Building a Market
Products compete in the Market for Customers. Each Product is associated with a Willingness To Pay (WTP) Customer Distribution. The WTP Customer Distributions contains data on how much each Customer in the Market would be willing to pay for each Product.
The Feature-related icons look like pieces of a jigsaw puzzle. That’s because you cannot sell a Feature in isolation – you need to collect together several Features in order to create a Product.
The Features are what differentiate each Product from one another. There are many forms of differentiation, but the most general are called “Vertical Differentiation” and “Horizontal Differentiation”. Vertical Differentiation are those aspects which make the Product “better”, while Horizontal Differentiation are those aspects which make the Product “unusual”.
An important part of Differentiation is whether or not Customers agree. Brands are an important way to differentiate Products because Customers disagree on the value each Brand provides. Correlation measures the degree of agreement or disagreement in the Market.
When manufacturers work to expand their Product line, they typically look to improve one or two Features of the existing Products. Manufacturers can either work to make the best Features available, or work to distinguish their Features to better satisfy certain Customer Demographics.
Manufacturers might identify several possible feature enhancements or business strategies that could possibly improve their sales. Market Simulation can test each to determine which strategy drives the greatest revenue and profitability.
Another common way for Sellers to differentiate their Products is by selling to Customers located around different geographies. Sellers can also differentiate with Time – making their service (such as a plane trip) available at more convenient times for certain demographics.
Competitors will often sell many similar Products in the same Market. These Products all compete for the same Customers, and cannibalization will occur when a Customer would have bought something more expensive from the same Seller. Market Simulation can identify better ways to improve a Seller’s overall sales after taking into account cannibalization.
The most important element of Market Simulation are the Customers. Each Customer will place a different value on each Feature, and will have a different Willingness To Pay (WTP) for the Products. Market Simulation can be used to predict how Customers will react when there is a change in the Market – such as a new Product or new Pricing.
Simulating a Market
Once your Market of Products and Customers has been defined, you can run a Market Simulation. The Market Simulation will predict Customer Behavior. The Simulation can also be run in a loop that compares the real-world market with the simulated market until the Market Simulation is tuned.
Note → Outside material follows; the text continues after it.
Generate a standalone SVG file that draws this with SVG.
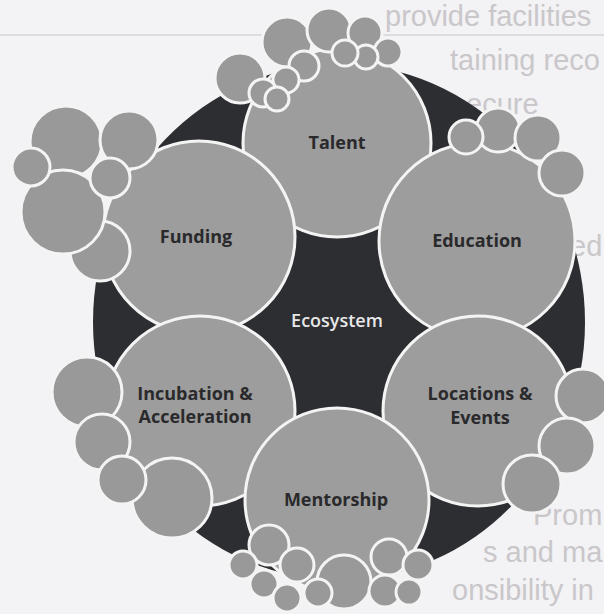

The Profit Engine automatically runs the Market Simulation many times around the current conditions. This will generate a Demand Curve comparing Price against Quantity sold. It will also allow the Seller to select the Profit Maximizing Price.
An “Invisible Hand” guides the real-world market, and helps Sellers and Customers balance supply and demand. Market Simulation is guided by a “Robotic Hand” which uses Artificial Intelligence (AI) to help Customers maximize their “Consumer Surplus” while helping Sellers maximize their Revenue and Profitability.